[What to do] Begin with the opening line of the records and extract each line through the one holding "const yTicks = [5, 10, 15, 20, 25, 30];"; pictures are not part of the copy.

** Start **

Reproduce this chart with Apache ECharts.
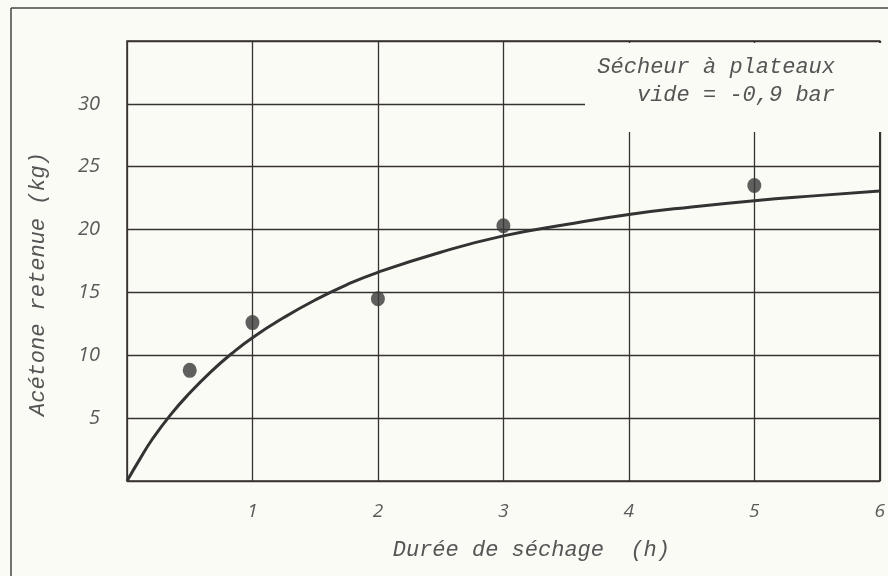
<!DOCTYPE html>
<html>
<head>
<meta charset="utf-8">
<script src="https://cdn.jsdelivr.net/npm/echarts@6/dist/echarts.min.js"></script>
<style>
  html, body { margin: 0; padding: 0; background: #fbfbf6; }
  #chart { width: 888px; height: 576px; }
</style>
</head>
<body>
<div id="chart"></div>
<script>
// measured points
const dureeMesure = [0.5, 1, 2, 3, 5];
const acetoneMesure = [8.8, 12.6, 14.5, 20.3, 23.5];

// fitted curve
const dureeCourbe = [0, 0.1, 0.2, 0.35, 0.5, 0.67, 0.83, 1, 1.25, 1.5, 1.75, 2, 2.5, 3, 3.5, 4, 4.5, 5, 5.5, 6];
const acetoneCourbe = [0, 1.7, 3.3, 5.3, 7.0, 8.7, 10.1, 11.4, 13.0, 14.4, 15.6, 16.6, 18.2, 19.5, 20.4, 21.2, 21.8, 22.3, 22.7, 23.07];

const xTicks = [1, 2, 3, 4, 5, 6];
const yTicks = [5, 10, 15, 20, 25, 30];

const chart = echarts.init(document.getElementById('chart'));

const ink = '#363230';
const mono = '"Liberation Mono", "DejaVu Sans Mono", monospace';
const sans = '"Open Sans", "DejaVu Sans", sans-serif';

const option = {
    backgroundColor: '#fbfbf6',
    animation: false,
    grid: {
        left: 127,
        right: 5,
        top: 41,
        bottom: 95,
        show: true,
        borderColor: ink,
        borderWidth: 1.5
    },
    xAxis: {
        type: 'value',
        min: 0,
        max: 6,
        interval: 1,
        name: 'Durée de séchage  (h)',
        nameLocation: 'middle',
        nameGap: 58,
        nameTextStyle: {
            fontFamily: mono,
            fontStyle: 'italic',
            fontSize: 22,
            color: '#555',
            padding: [0, 0, 0, 56]
        },
        axisLine: { show: false },
        axisTick: { show: false },
        axisLabel: {
            margin: 21,
            fontFamily: sans,
            fontStyle: 'italic',
            fontSize: 19,
            color: '#5a5a5a',
            formatter: v => xTicks.includes(v) ? String(v) : ''
        },
        splitLine: { lineStyle: { color: ink, width: 1.3 } }
    },
    yAxis: {
        type: 'value',
        min: 0,
        max: 35,
        interval: 5,
        name: 'Acétone retenue (kg)',
        nameLocation: 'middle',
        nameGap: 78,
        nameTextStyle: {
            fontFamily: mono,
            fontStyle: 'italic',
            fontSize: 22,
            color: '#555',
            padding: [0, 46, 0, 0]
        },
        axisLine: { show: false },
        axisTick: { show: false },
        axisLabel: {
            margin: 27,
            fontFamily: sans,
            fontStyle: 'italic',
            fontSize: 20,
            color: '#5a5a5a',
            formatter: v => yTicks.includes(v) ? String(v) : ''
        },
        splitLine: { lineStyle: { color: ink, width: 1.3 } }
    },
    graphic: [
        // outer frame of the figure
        { type: 'line', shape: { x1: 11, y1: 8, x2: 888, y2: 8 }, style: { stroke: '#444', lineWidth: 1.5 } },
        { type: 'line', shape: { x1: 11, y1: 8, x2: 11, y2: 576 }, style: { stroke: '#444', lineWidth: 1.5 } },
        // blank area behind the note
        { type: 'rect', z: 100, shape: { x: 585, y: 43, width: 297, height: 89 }, style: { fill: '#fbfbf6' } },
        {
            type: 'text', z: 101, right: 53, top: 56,
            style: {
                text: 'Sécheur à plateaux',
                font: 'italic 22px ' + mono,
                fill: '#555',
                textAlign: 'right'
            }
        },
        {
            type: 'text', z: 101, right: 53, top: 84,
            style: {
                text: 'vide = -0,9 bar',
                font: 'italic 22px ' + mono,
                fill: '#555',
                textAlign: 'right'
            }
        }
    ],
    series: [
        {
            type: 'line',
            data: dureeCourbe.map((x, i) => [x, acetoneCourbe[i]]),
            smooth: 0.5,
            showSymbol: false,
            lineStyle: { color: '#333', width: 3 },
            z: 3
        },
        {
            type: 'scatter',
            data: dureeMesure.map((x, i) => [x, acetoneMesure[i]]),
            symbol: 'circle',
            symbolSize: [14, 15],
            itemStyle: { color: '#3a3a3a' },
            z: 4
        }
    ]
};

chart.setOption(option);
</script>
</body>
</html>
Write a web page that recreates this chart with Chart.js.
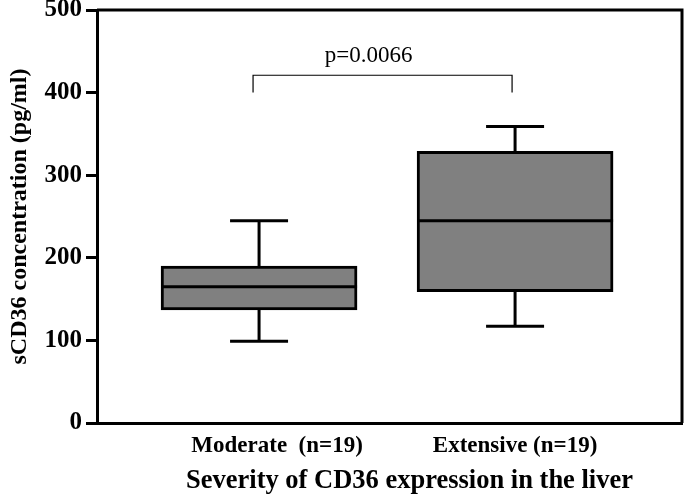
<!DOCTYPE html>
<html lang="en">
<head>
    <meta charset="UTF-8">
    <title>sCD36 concentration by CD36 expression</title>
    <script src="https://cdn.jsdelivr.net/npm/chart.js"></script>
    <style>
        * { margin: 0; padding: 0; box-sizing: border-box; }
        body { background: #fff; width: 685px; height: 498px; overflow: hidden; }
        .wrap { position: relative; width: 685px; height: 498px; }
    </style>
</head>
<body>
    <div class="wrap">
        <canvas id="boxChart"></canvas>
    </div>

    <script>
        // Data
        const groups = ['Moderate  (n=19)', 'Extensive (n=19)'];
        const groupPos = [1, 2];
        const whiskerLow = [99, 117];
        const quart1 = [137, 159];
        const medians = [165, 245];
        const quart3 = [190, 329];
        const whiskerHigh = [245, 359];
        const yTicks = [0, 100, 200, 300, 400, 500];
        const pLabel = 'p=0.0066';
        const bracketTop = 421;
        const bracketEnd = 400;
        const xTitle = 'Severity of CD36 expression in the liver';
        const yTitle = 'sCD36 concentration (pg/ml)';

        const serif = '"Liberation Serif", "Times New Roman", serif';

        // medians, whiskers, frame, bracket and x labels, all via scales
        const boxExtras = {
            id: 'boxExtras',
            afterDatasetsDraw(chart) {
                const { ctx, chartArea: a, scales: { x, y } } = chart;
                const capHalf = 29;
                const boxHalf = 98;
                const labelNudge = [18, 0];
                ctx.save();
                ctx.strokeStyle = '#000';
                ctx.fillStyle = '#000';
                ctx.lineCap = 'butt';

                groupPos.forEach((g, i) => {
                    const cx = x.getPixelForValue(g);
                    ctx.lineWidth = 3;
                    // median
                    ctx.beginPath();
                    ctx.moveTo(cx - boxHalf, y.getPixelForValue(medians[i]));
                    ctx.lineTo(cx + boxHalf, y.getPixelForValue(medians[i]));
                    ctx.stroke();
                    // whiskers
                    ctx.beginPath();
                    ctx.moveTo(cx, y.getPixelForValue(quart3[i]));
                    ctx.lineTo(cx, y.getPixelForValue(whiskerHigh[i]));
                    ctx.moveTo(cx, y.getPixelForValue(quart1[i]));
                    ctx.lineTo(cx, y.getPixelForValue(whiskerLow[i]));
                    ctx.moveTo(cx - capHalf, y.getPixelForValue(whiskerHigh[i]));
                    ctx.lineTo(cx + capHalf, y.getPixelForValue(whiskerHigh[i]));
                    ctx.moveTo(cx - capHalf, y.getPixelForValue(whiskerLow[i]));
                    ctx.lineTo(cx + capHalf, y.getPixelForValue(whiskerLow[i]));
                    ctx.stroke();

                    // category label under the axis
                    ctx.font = 'bold 23px ' + serif;
                    ctx.textAlign = 'center';
                    ctx.textBaseline = 'alphabetic';
                    ctx.fillText(groups[i], cx + labelNudge[i], a.bottom + 29);
                });

                // axis title
                ctx.font = 'bold 26.5px ' + serif;
                ctx.fillText(xTitle, (a.left + a.right) / 2 + 20, a.bottom + 65);

                // significance bracket
                const x1 = x.getPixelForValue(groupPos[0]) - 6;
                const x2 = x.getPixelForValue(groupPos[1]) - 3;
                const yt = y.getPixelForValue(bracketTop);
                const ye = y.getPixelForValue(bracketEnd);
                ctx.lineWidth = 1.2;
                ctx.beginPath();
                ctx.moveTo(x1, ye);
                ctx.lineTo(x1, yt);
                ctx.lineTo(x2, yt);
                ctx.lineTo(x2, ye);
                ctx.stroke();

                ctx.font = '23px ' + serif;
                ctx.fillText(pLabel, (x1 + x2) / 2 - 14, yt - 13);

                // top and right frame
                ctx.lineWidth = 3;
                ctx.beginPath();
                ctx.moveTo(a.left, a.top);
                ctx.lineTo(a.right, a.top);
                ctx.lineTo(a.right, a.bottom);
                ctx.stroke();
                ctx.restore();
            }
        };

        const ctx = document.getElementById('boxChart').getContext('2d');
        new Chart(ctx, {
            type: 'bar',
            data: {
                datasets: [{
                    data: groupPos.map((g, i) => ({ x: g, y: [quart1[i], quart3[i]] })),
                    backgroundColor: '#808080',
                    borderColor: '#000',
                    borderWidth: 3,
                    borderSkipped: false,
                    barThickness: 196
                }]
            },
            options: {
                responsive: true,
                maintainAspectRatio: false,
                animation: false,
                layout: { padding: { top: 10, right: 3, left: 0, bottom: 0 } },
                plugins: {
                    legend: { display: false },
                    tooltip: { enabled: false }
                },
                scales: {
                    x: {
                        type: 'linear',
                        offset: false,
                        min: 0.367,
                        max: 2.652,
                        afterFit: s => {
                            s.height = 75;
                            s.paddingLeft = 0;
                            s.paddingRight = 0;
                        },
                        grid: { display: false, drawTicks: false, offset: false },
                        border: { display: true, color: '#000', width: 3 },
                        ticks: { display: false }
                    },
                    y: {
                        min: 0,
                        max: 500,
                        afterBuildTicks: s => { s.ticks = yTicks.map(v => ({ value: v })); },
                        afterFit: s => {
                            s.width = 97;
                            s.paddingTop = 0;
                            s.paddingBottom = 0;
                        },
                        grid: {
                            display: true,
                            drawOnChartArea: false,
                            drawTicks: true,
                            tickLength: 11,
                            color: '#000',
                            lineWidth: 3
                        },
                        border: { display: true, color: '#000', width: 3 },
                        ticks: {
                            color: '#000',
                            padding: 4,
                            font: { family: serif, size: 25, weight: 'bold' }
                        },
                        title: {
                            display: true,
                            text: yTitle,
                            color: '#000',
                            padding: { bottom: 0, top: 5 },
                            font: { family: serif, size: 24, weight: 'bold' }
                        }
                    }
                }
            },
            plugins: [boxExtras]
        });
    </script>
</body>
</html>
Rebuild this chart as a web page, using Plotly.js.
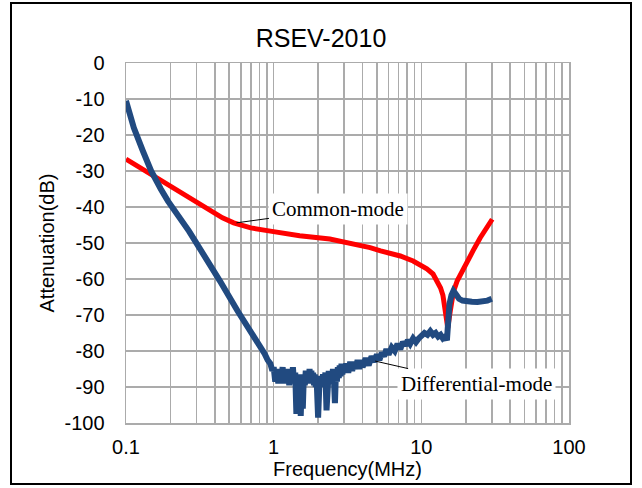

** End **

[Solution below]
Reproduce this chart with Apache ECharts.
<!DOCTYPE html>
<html>
<head>
<meta charset="utf-8">
<script src="https://cdn.jsdelivr.net/npm/echarts@6/dist/echarts.min.js"></script>
<style>
  html, body { margin: 0; padding: 0; background: #fbfbf6; }
  #chart { width: 888px; height: 576px; }
</style>
</head>
<body>
<div id="chart"></div>
<script>
// measured points
const dureeMesure = [0.5, 1, 2, 3, 5];
const acetoneMesure = [8.8, 12.6, 14.5, 20.3, 23.5];

// fitted curve
const dureeCourbe = [0, 0.1, 0.2, 0.35, 0.5, 0.67, 0.83, 1, 1.25, 1.5, 1.75, 2, 2.5, 3, 3.5, 4, 4.5, 5, 5.5, 6];
const acetoneCourbe = [0, 1.7, 3.3, 5.3, 7.0, 8.7, 10.1, 11.4, 13.0, 14.4, 15.6, 16.6, 18.2, 19.5, 20.4, 21.2, 21.8, 22.3, 22.7, 23.07];

const xTicks = [1, 2, 3, 4, 5, 6];
const yTicks = [5, 10, 15, 20, 25, 30];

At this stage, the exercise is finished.